Gelungen ist aber vor allem die Präsentation der Baracke des Reichsarbeitsdienstes. Hier erfolgt schließlich die auf dem übrigen Museumsgelände häufig vermisste Einordnung in einen historischen Kontext. Zahlreiche Informationstafeln stellen den Bau und seine Funktion im Rahmen der nationalsozialistischen Ideologie dar. Diese genormten Barackentypen kamen seit 1937 im Reichsarbeitsdienst und schließlich auch in Konzentrationslagern zum Einsatz.

Im Freigelände gibt es anschließend noch vieles zu entdecken. So pflegt man vor allem die Landwirtschaft und den Obstanbau. Auf dem Rückweg zum Hauptgebäude passieren wir den Museumsacker, eine Weide, eine Streuobstwiese sowie den Rosengarten mit einem Gartenhaus aus der Biedermeierzeit. Nahe den Gartenanlagen entdecken wir eine Wegekapelle aus Fachwerk. Auch eine Friedhofskapelle aus dem frühen 19. Jahrhundert mit einigen ansehnlichen Grabmonumenten befindet sich auf dem Gelände.

Kritik

Das Freilichtmuseum Roscheider Hof ist zweifelsohne ein toller Ort für Familien. Für Kinder gibt es Unzähliges zu entdecken und zu bestaunen. Hinter jeder Tür lauern unbekannte Gerätschaften aus vergangenen Zeiten. Über das Jahr verteilt locken stetig Veranstaltungen auf das Gelände, die das Leben unserer Vorfahren anschaulich werden lassen. Auch wir hatten bei unserem Besuch das Glück, dem lebendigen Treiben eines „Dorfes um 1500“ beizuwohnen. Diese Art von Lebendigkeit steht jedem Museum gut.

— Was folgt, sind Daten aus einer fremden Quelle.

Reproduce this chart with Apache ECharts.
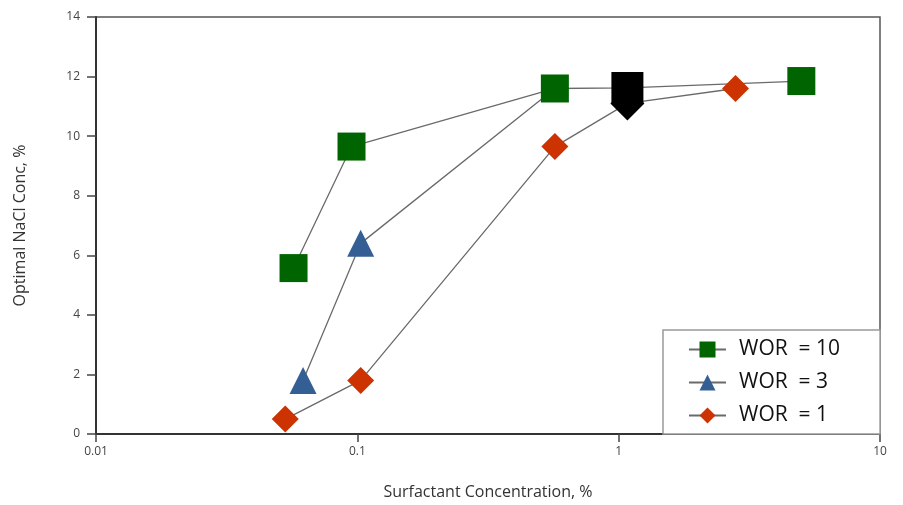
<!DOCTYPE html>
<html>
<head>
<meta charset="utf-8">
<script src="https://cdn.jsdelivr.net/npm/echarts@6/dist/echarts.min.js"></script>
<style>
  html, body { margin: 0; padding: 0; background: #fff; }
  #main { width: 903px; height: 505px; }
</style>
</head>
<body>
<div id="main"></div>
<script>
// values
const wor10X = [0.057, 0.095, 0.57, 1.08, 5.0];
const wor10Y = [5.57, 9.65, 11.6, 11.62, 11.85];
const wor3X = [0.062, 0.103, 0.57];
const wor3Y = [1.8, 6.4, 11.6];
const wor1X = [0.053, 0.103, 0.57, 1.08, 2.8];
const wor1Y = [0.5, 1.8, 9.65, 11.1, 11.6];
const xTicks = [0.01, 0.1, 1, 10];
const yTicks = [0, 2, 4, 6, 8, 10, 12, 14];

const chart = echarts.init(document.getElementById('main'));

function pts(xs, ys) {
  return xs.map((x, i) => [x, ys[i]]);
}
let d10 = pts(wor10X, wor10Y);
let d1 = pts(wor1X, wor1Y);
// the point near 1% is drawn black in the original
d10[3] = { value: d10[3], symbol: 'rect', symbolSize: 32, itemStyle: { color: '#000' } };
d1[3] = { value: d1[3], symbol: 'diamond', symbolSize: 34, itemStyle: { color: '#000' } };

const lineStyle = { color: '#6a6a6a', width: 1.3 };
const font = "'Open Sans', 'Liberation Sans', sans-serif";

const option = {
  animation: false,
  backgroundColor: '#fff',
  grid: {
    left: 96, right: 23, top: 17, bottom: 70,
    show: true, borderColor: '#555', borderWidth: 1.5
  },
  legend: {
    data: ['WOR  = 10', 'WOR  = 3', 'WOR  = 1'],
    orient: 'vertical',
    left: 663, top: 330,
    padding: [9, 40, 8, 25],
    itemWidth: 37, itemHeight: 20, itemGap: 12,
    backgroundColor: '#fff',
    borderColor: '#999', borderWidth: 1.5,
    textStyle: { fontSize: 21, color: '#111', fontFamily: font, padding: [0, 0, 0, 8] }
  },
  xAxis: {
    type: 'log', logBase: 10, min: 0.01, max: 10,
    name: 'Surfactant Concentration, %',
    nameLocation: 'middle', nameGap: 50,
    nameTextStyle: { fontSize: 16, color: '#333', fontFamily: font },
    axisLine: { lineStyle: { color: '#333', width: 2 } },
    axisTick: { show: true, length: 8, lineStyle: { color: '#444', width: 1.5 } },
    axisLabel: {
      fontSize: 12, color: '#444', fontFamily: font, margin: 12,
      formatter: v => xTicks.find(t => Math.abs(t - v) < t * 1e-6) !== undefined ? String(v) : ''
    },
    splitLine: { show: false }
  },
  yAxis: {
    type: 'value', min: 0, max: 14, interval: 2,
    name: 'Optimal NaCl Conc, %',
    nameLocation: 'middle', nameGap: 68,
    nameTextStyle: { fontSize: 16, color: '#333', fontFamily: font },
    axisLine: { show: true, lineStyle: { color: '#333', width: 2 } },
    axisTick: { show: true, length: 9, lineStyle: { color: '#444', width: 1.5 } },
    axisLabel: {
      fontSize: 12, color: '#444', fontFamily: font, margin: 16,
      formatter: v => yTicks.indexOf(v) >= 0 ? String(v) : ''
    },
    splitLine: { show: false }
  },
  series: [
    {
      name: 'WOR  = 3', type: 'line', data: pts(wor3X, wor3Y),
      symbol: 'triangle', symbolSize: 27,
      itemStyle: { color: '#345f94' }, lineStyle: lineStyle
    },
    {
      name: 'WOR  = 10', type: 'line', data: d10,
      symbol: 'rect', symbolSize: 28,
      itemStyle: { color: '#006400' }, lineStyle: lineStyle
    },
    {
      name: 'WOR  = 1', type: 'line', data: d1,
      symbol: 'diamond', symbolSize: 27,
      itemStyle: { color: '#cc3300' }, lineStyle: lineStyle
    }
  ]
};
chart.setOption(option);
</script>
</body>
</html>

Roscheider Hof - Haus Molz und Hunsrück-Dorf
Veranstaltung im Hunsrück-Dorf, links das Haus Molz

Auf der anderen Seite findet sich da allerdings der sich durch das gesamte Gelände ziehende Eindruck des Fehlens eines professionellen Sammlungsmanagements. Besonders auffällig zeigt sich das im Haupthaus mit seinen zahlreichen überladenen Ausstellungen. Alte Alltagsgegenstände in möglichst großer Fülle in historischen Räumen zu deponieren, führt nicht zu einem besseren Verständnis der Vergangenheit, sondern häufig zum Gegenteil. Weniger ist mehr! Wie wäre es zum Beispiel mit einem Schaumagazin mit ordentlichen Beschriftungen der Sammlungsobjekte?

Überhaupt fehlte uns der rote Faden im Konzept des Museums. Viel zu häufig überkam uns der Eindruck eines althergebrachten Heimatmuseums, das irgendwann den Kinderschuhen entwachsen ist. Wie man es richtig macht, zeigt die kleine Ausstellung in der Baracke des Reichsarbeitsdienstes. Eine solche Vertiefung und Kontextualisierung würde man auch anderen Gebäuden auf dem Museumsgelände wünschen. Der Beliebtheit des Museums werden diese Mängel aber wahrscheinlich keinen Abbruch tun.

4 Kommentare zu “Besuch im Freilichtmuseum Roscheider Hof

  1. Hallo Damian,
    der Roscheider Hof wäre ein Punkt für meine Besuchsliste. Ich mag Freilichtmuseen sehr gerne. Sie zeigen sehr anschaulich unsere Geschichte.
    Herzliche Grüße
    Renate

  2. Bei einer Überladentheit gleich von einem fehlenden Sammlungsmanagement zu sprechen, halte ich für gewagt. Als Sammlungsleiter bin ich übrigens für beides, die RAD Baracke UND die restlichen Räume verantwortlich! Beides hat
    in meinen Augen seine Berechtigung. Es ist trotz der Kritik ein Artikel, der Lust auf das Museum macht. DANKE!